In a message dated 6/30/04 3:09:21 PM, skreams@... writes:

<< **I do think I'd rephrase it. Something like, "You may refuse to allow
others to control your family's daily life, and give your children the
freedom to live without fear of physical, emotional or social harm." ~Rue
>>

-=-I think if you just tweaked it just a bit it would sound like the whole
family was reclaiming their freedom. Maybe more like, "You and your
family may reclaim control of your daily lives, ..... " KWIM?-=- (-Tracy-)

-=-"Your family may reclaim control of their daily life, and take what steps
you feel necessary to ensure your children's freedom from physical,
emotional or social harm."-=- (Robyn L. Coburn)


The good news is I have a special folder where the original lives, and I will
print this out and put it there and consider changing it before it's ever
reprinted again.

The bad news is I have several hundred.
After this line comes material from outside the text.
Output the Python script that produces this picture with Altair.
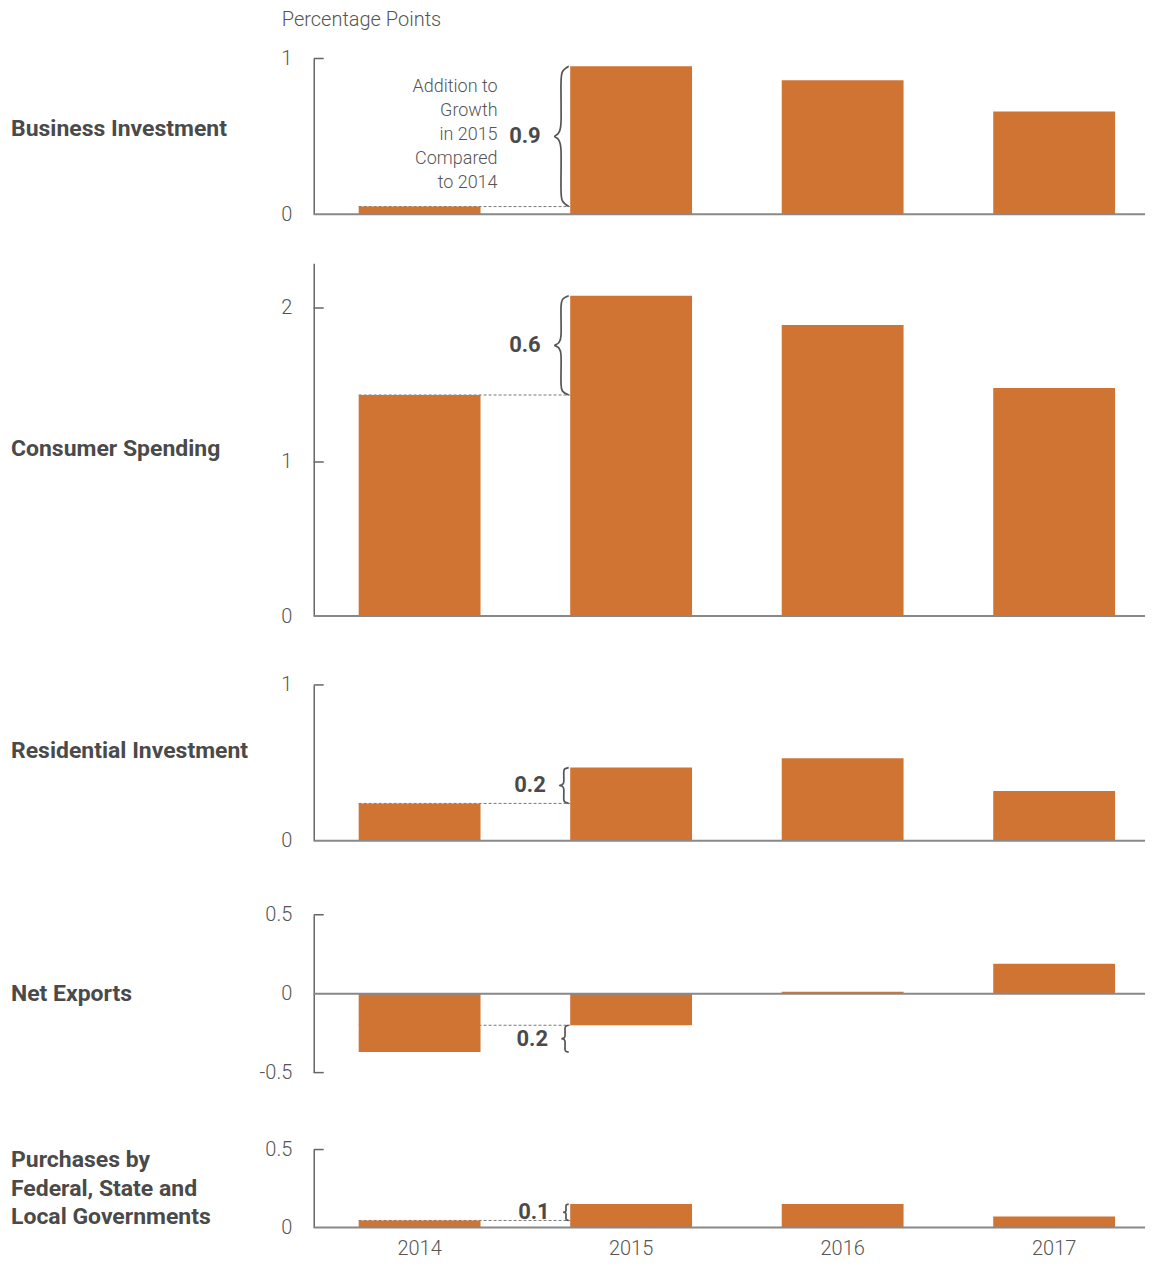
import altair as alt
import pandas as pd

# ---------------- data ----------------
years = ["2014", "2015", "2016", "2017"]
categories = [
    "Business Investment",
    "Consumer Spending",
    "Residential Investment",
    "Net Exports",
    "Purchases by\nFederal, State and\nLocal Governments",
]
business = [0.05, 0.95, 0.86, 0.66]
consumer = [1.435, 2.08, 1.89, 1.48]
residential = [0.24, 0.47, 0.53, 0.32]
net_exports = [-0.37, -0.20, 0.012, 0.19]
government = [0.045, 0.15, 0.15, 0.07]
change_labels = ["0.9", "0.6", "0.2", "0.2", "0.1"]
y_domains = [[0, 1], [0, 2.29], [0, 1], [-0.5, 0.5], [0, 0.5]]
y_ticks = [[0, 1], [0, 1, 2], [0, 1], [-0.5, 0, 0.5], [0, 0.5]]
note_lines = ["Addition to", "Growth", "in 2015", "Compared", "to 2014"]
y_title = "Percentage Points"

series = [business, consumer, residential, net_exports, government]

# ---------------- layout / style ----------------
FONT = "Roboto"
BAR = "#D07434"
TXT = "#4a4a4a"
W = 832
STEP = 211.7
START_OFF = 45
P_IN = 0.424
P_OUT = (W / STEP - 4 + P_IN) / 2
ALIGN = START_OFF / (W - STEP * (4 - P_IN))
START = START_OFF

view_heights = [206, 402, 225, 232, 155]
y_ranges = [[206, 50], [402, 49], [225, 69], [232, 74], [155, 77]]
label_center = [121, 235, 135, 153, 116]
CAT_LH = 29
NOTE_LH = 24

px_scale = alt.Scale(domain=[0, W], range=[0, W], nice=False, zero=False)

brace_shape = [(0, 0), (0.45, 0.04), (0.55, 0.12), (0.55, 0.40), (0.72, 0.475),
               (1.0, 0.5), (0.72, 0.525), (0.55, 0.60), (0.55, 0.88), (0.45, 0.96), (0, 1)]


def yaxis(i):
    return alt.Axis(values=y_ticks[i], ticks=False, grid=False, domainColor="#666",
                    domainWidth=1.5, labelFontSize=20, labelColor="#555", labelFont=FONT,
                    labelFontWeight=300, labelPadding=22, labelExpr="'' + datum.value")


def panel(i):
    vals = series[i]
    ysc = alt.Scale(domain=y_domains[i], range=y_ranges[i], nice=False, zero=False)
    ya = yaxis(i)

    def Y():
        return alt.Y("value:Q", scale=ysc, axis=ya, title=None)

    if i == 4:
        xaxis = alt.Axis(labelAngle=0, domain=False, ticks=False, tickSize=0, labelPadding=11,
                         labelFontSize=20, labelColor="#555", labelFont=FONT,
                         labelFontWeight=300, title=None)
    else:
        xaxis = None

    bars_df = pd.DataFrame({"year": years, "value": vals})
    bars = alt.Chart(bars_df).mark_bar(color=BAR).encode(
        x=alt.X("year:N", sort=years,
                scale=alt.Scale(domain=years, paddingInner=P_IN, paddingOuter=P_OUT, align=ALIGN),
                axis=xaxis),
        y=Y(),
    )

    v0, v1 = vals[0], vals[1]
    lo, hi = min(v0, v1), max(v0, v1)
    dash_level = v0 if abs(v0) < abs(v1) else v1
    dash_df = pd.DataFrame({"x0": [START], "x1": [START + STEP], "value": [dash_level]})
    dashed = alt.Chart(dash_df).mark_rule(color="#777", strokeDash=[3, 2], strokeWidth=1).encode(
        x=alt.X("x0:Q", scale=px_scale, axis=None), x2="x1:Q", y=Y())

    zero_df = pd.DataFrame({"value": [0]})
    zero = alt.Chart(zero_df).mark_rule(color="#888", strokeWidth=2).encode(
        x=alt.value(0), x2=alt.value(W), y=Y())

    tick_df = pd.DataFrame({"value": [t for t in y_ticks[i] if t != 0]})
    ticks = alt.Chart(tick_df).mark_rule(color="#666", strokeWidth=1.5).encode(
        x=alt.value(0), x2=alt.value(10), y=Y())

    px_per_unit = (y_ranges[i][0] - y_ranges[i][1]) / (y_domains[i][1] - y_domains[i][0])
    span = (hi - lo) * px_per_unit
    d = max(5, min(14, span / 4))
    xr = START + STEP - 1.5
    brace_df = pd.DataFrame({
        "px": [xr - sx * d for sx, t in brace_shape],
        "value": [lo + t * (hi - lo) for sx, t in brace_shape],
        "k": list(range(len(brace_shape))),
    })
    brace = alt.Chart(brace_df).mark_line(interpolate="cardinal", color="#555", strokeWidth=1.7).encode(
        x=alt.X("px:Q", scale=px_scale, axis=None), y=Y(), order="k:Q")

    lab_df = pd.DataFrame({"px": [xr - d - 14], "value": [(lo + hi) / 2], "text": [change_labels[i]]})
    lab = alt.Chart(lab_df).mark_text(align="right", baseline="middle", fontSize=22, fontWeight="bold",
                                      font=FONT, color=TXT).encode(
        x=alt.X("px:Q", scale=px_scale, axis=None), y=Y(), text="text:N")

    n_lines = categories[i].count("\n") + 1
    cat_df = pd.DataFrame({"text": [categories[i]]})
    cat = alt.Chart(cat_df).mark_text(align="left", baseline="middle", lineBreak="\n", lineHeight=CAT_LH,
                                      fontSize=23, fontWeight="bold", font=FONT, color=TXT).encode(
        x=alt.value(-303), y=alt.value(label_center[i] - (n_lines - 1) * CAT_LH / 2), text="text:N")

    layers = [dashed, bars, zero, ticks, brace, lab, cat]

    if i == 0:
        t_df = pd.DataFrame({"text": [y_title]})
        ttl = alt.Chart(t_df).mark_text(align="left", baseline="middle", fontSize=20, fontWeight=300,
                                        font=FONT, color="#555").encode(
            x=alt.value(-32), y=alt.value(11), text="text:N")
        n_df = pd.DataFrame({"text": ["\n".join(note_lines)]})
        note = alt.Chart(n_df).mark_text(align="right", baseline="middle", lineBreak="\n", lineHeight=NOTE_LH,
                                         fontSize=18, fontWeight=300, font=FONT, color="#555").encode(
            x=alt.value(184), y=alt.value(127 - (len(note_lines) - 1) * NOTE_LH / 2), text="text:N")
        layers += [ttl, note]

    return alt.layer(*layers).resolve_scale(x="independent").properties(
        width=W, height=view_heights[i])


chart = alt.vconcat(*[panel(i) for i in range(5)], spacing=0, bounds="flush").properties(
    padding={"left": 3, "top": 0, "right": 0, "bottom": 0}
).configure_view(stroke=None)

chart.save("out.html", embed_options={"renderer": "svg", "actions": False})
As the cost of photocopying went up
and up, and I just pass them out broadly at conferences, I decided last fall
to go to a printshop and get them done on various papers in the cheap
ink-of-the-day (on a good ink-color day, I mean <g>), and so... It will be a while
before reprinting.

I do appreciate the input. I don't want it to have even a bit of harm in it.

Maybe, though, nobody really sees it without knowing enough about unschooling
or me to know what the intent is.

And maybe it will last a long time.

And maybe I could just change the online version.
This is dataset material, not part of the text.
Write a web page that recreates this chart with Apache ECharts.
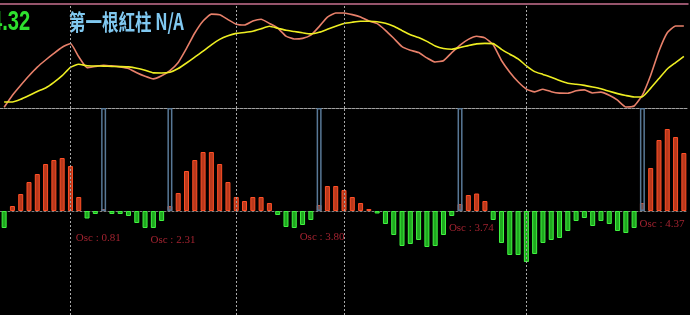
<!DOCTYPE html>
<html><head><meta charset="utf-8">
<script src="https://cdn.jsdelivr.net/npm/echarts@6/dist/echarts.min.js"></script>
<style>html,body{margin:0;padding:0;background:#000;}#c{width:690px;height:315px;}</style>
</head><body><div id="c"></div>
<script>
// price line (salmon) and moving average (yellow), top panel
const priceLine = [0.8,12.8,22.8,32.3,40.9,48,54.6,60.8,64.5,51.2,40.4,41.6,42.8,42.1,41.1,39.6,35.2,31.7,29.1,32.2,37.4,45.5,59.6,75,87,93.9,93.2,88.4,83.8,83,87,88.8,84.6,80,71.8,69,69.6,72.8,81.4,90.9,95,95,93.4,91,86.9,84.4,77.7,69.7,61.4,57.8,55.4,50.1,46,47.3,55.3,62.9,68.6,71.7,70.1,63.2,47.5,35.8,26.2,18.9,16.1,18.8,16.3,14.9,14.8,17.2,18.1,15,15.9,12.7,7.8,1,2,12.9,32.8,57,75.2,82,82];
const avgLine = [6,6,8.7,12.5,16.5,20,25.6,32.3,40.6,43.8,42.2,42,41.9,41.6,41.4,41.1,39.8,37.7,35.1,35,35.8,39.5,45,50.9,56.8,63.2,68.6,72.2,74.6,75.5,76.7,79.2,81.7,79.8,77.7,76.5,75.2,74.1,75.7,78.7,81.7,84.5,85.8,86.8,86.7,86.3,84.8,81.7,77.4,73.3,70.4,66.6,62.1,59.5,58.7,60.5,62.4,64.1,64.6,64.4,58.6,53.8,49.1,42.2,36.4,33.6,30.8,27.4,24.7,23.8,22.6,21,19.2,16.7,14.4,12.5,11,11.3,19.9,29.5,39,45.4,51.7];
// oscillator histogram, bottom panel
const osc = [-1.7,0.5,1.7,2.9,3.7,4.7,5.1,5.3,4.5,1.4,-0.75,-0.3,0.2,-0.3,-0.3,-0.5,-1.2,-1.7,-1.7,-1.0,0.5,1.8,4.0,5.1,5.9,5.9,4.7,2.9,1.4,1.0,1.4,1.4,0.8,-0.4,-1.6,-1.7,-1.4,-0.9,0.6,2.5,2.5,2.1,1.4,0.8,0.2,-0.25,-1.3,-2.4,-3.5,-3.3,-2.9,-3.6,-3.5,-2.4,-0.5,0.7,1.6,1.75,1.0,-0.9,-3.2,-4.4,-4.4,-5.1,-4.3,-3.2,-2.9,-2.7,-2.0,-1.0,-0.7,-1.5,-1.0,-1.3,-2.0,-2.2,-1.7,0.8,4.3,7.1,8.2,7.4,5.8];
const markerIdx = [12,20,38,55,77];
const vlineIdx = [8,28,41,63];
const labelIdx = [11,20,38,56,79];
const labelVal = [-2.7,-2.9,-2.6,-1.7,-1.3];
const labelText = ['Osc : 0.81','Osc : 2.31','Osc : 3.80','Osc : 3.74','Osc : 4.37'];
const headValue = '4.32';
const headText = '第一根紅柱 N/A';
const categories = osc.map((_, i) => String(i + 1));

const oscTop = 10.3, oscBottom = -10.4;

const oscData = osc.map((v, i) => {
  const pos = v >= 0;
  const isMarker = markerIdx.indexOf(i) >= 0;
  return {
    value: v,
    itemStyle: {
      color: isMarker ? '#7a4a44' : (pos ? '#b8391c' : '#1fa81f'),
      borderColor: isMarker ? '#c0503a' : (pos ? '#ff4f26' : '#40f540'),
      borderWidth: 1
    }
  };
});
const markerData = categories.map((_, i) => markerIdx.indexOf(i) >= 0 ? oscTop : '-');
const vlines = vlineIdx.map(i => ({ xAxis: i }));
const vlineStyle = { color: '#a8a8a8', type: [2, 2], width: 1 };

const chart = echarts.init(document.getElementById('c'));
chart.setOption({
  backgroundColor: '#000',
  animation: false,
  grid: [
    { left: -1, right: 2, top: 4, height: 104 },
    { left: -1, right: 2, top: 108, height: 207 }
  ],
  xAxis: [
    { type: 'category', data: categories, gridIndex: 0, boundaryGap: true,
      axisLine: { lineStyle: { color: '#a0a0a0', type: [3, 1], width: 1 } },
      axisTick: { show: false }, axisLabel: { show: false }, splitLine: { show: false } },
    { type: 'category', data: categories, gridIndex: 0, position: 'top', boundaryGap: true,
      axisLine: { lineStyle: { color: '#c8708e', width: 1.5 } },
      axisTick: { show: false }, axisLabel: { show: false }, splitLine: { show: false } },
    { type: 'category', data: categories, gridIndex: 1, boundaryGap: true,
      axisLine: { onZero: true, lineStyle: { color: '#808080', type: [2, 2], width: 1 } },
      axisTick: { show: false }, axisLabel: { show: false }, splitLine: { show: false } }
  ],
  yAxis: [
    { type: 'value', gridIndex: 0, min: 0, max: 104, show: false, splitLine: { show: false } },
    { type: 'value', gridIndex: 1, min: oscBottom, max: oscTop, show: false, splitLine: { show: false } }
  ],
  series: [
    { type: 'line', xAxisIndex: 0, yAxisIndex: 0, data: priceLine, symbol: 'none', smooth: 0.15, clip: false,
      lineStyle: { color: '#e8806a', width: 1.6 },
      markLine: { silent: true, symbol: 'none', label: { show: false }, lineStyle: vlineStyle, data: vlines } },
    { type: 'line', xAxisIndex: 0, yAxisIndex: 0, data: avgLine, symbol: 'none', smooth: 0.15, clip: false,
      lineStyle: { color: '#eeee22', width: 1.6 } },
    { type: 'bar', xAxisIndex: 2, yAxisIndex: 1, data: oscData, barWidth: 5, barGap: '-100%',
      markLine: { silent: true, symbol: 'none', label: { show: false }, lineStyle: vlineStyle, data: vlines } },
    { type: 'bar', xAxisIndex: 2, yAxisIndex: 1, data: markerData, barWidth: 5, barGap: '-100%',
      itemStyle: { color: 'rgba(0,0,0,0)', borderColor: '#587896', borderWidth: 1.5 } },
    { type: 'scatter', xAxisIndex: 2, yAxisIndex: 1, symbolSize: 0,
      data: labelIdx.map((x, k) => [x, labelVal[k]]),
      label: { show: true, position: 'inside', offset: [3, 0],
        formatter: p => labelText[p.dataIndex],
        color: '#cc2c3c', fontFamily: 'Liberation Serif', fontSize: 11 } }
  ],
  graphic: [
    { type: 'text', x: -9, y: 22, scaleX: 0.72, silent: true,
      style: { text: headValue, fill: '#2ee02e', font: 'bold 28px "Liberation Sans"', textVerticalAlign: 'middle' } },
    { type: 'text', x: 69, y: 22, scaleX: 0.75, silent: true,
      style: { text: headText, fill: '#80c8f0', font: 'bold 22px "Noto Sans CJK TC"', textVerticalAlign: 'middle' } }
  ]
});
</script></body></html>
But no. Yeah. That's what I should do.
No, I can't decide.

Sandra the undecided, the wishy-washy, the thinking-too-much

cat

I do like all of the new suggestions - but I wonder if people who
are still in the mindset of "protecting" their children from
television or twinkies would still read even the new phrases as
supporting their choice to limit their children. As long as they
didn't know Sandra or hadn't read anything else she'd written!

-Cat

[email protected]

In a message dated 7/3/04 8:36:30 AM, aceto3@... writes:

<< I do like all of the new suggestions - but I wonder if people who

are still in the mindset of "protecting" their children from

television or twinkies would still read even the new phrases as

supporting their choice to limit their children. As long as they

didn't know Sandra or hadn't read anything else she'd written! >>

Oh good! An argument for not changing it. <bwg>

I guess I'm not in a big hurry to decide since I have two or three years'
worth in my office.

It was fun, that day, ordering them. I worked in a print shop years ago, so
I knew to apply to their need to offload leftovers from old jobs, so I asked
him if he would charge me plain-paper cost for an assortment of whatever all
they had in the left-over nice-paper piles in the back, and he did. So I have
different colored papers with colored inks which satisfies my urge for them
to be a bit colorful.

Sandra

[email protected]

- but I wonder if people who are still in the mindset of "protecting" their children from television or twinkies would still read even the new phrases as supporting their choice to limit their children.>>>>>>

There is no single statement that would cause all parents to realize the benefits of removing limits. It takes many conversations and hearing or reading stories of families where it is working. Maybe some people read one thing, one time and totally change, but I needed to hear or read it over and over before it made sense. It also took self examination for me to realize areas I was setting limits without realizing it.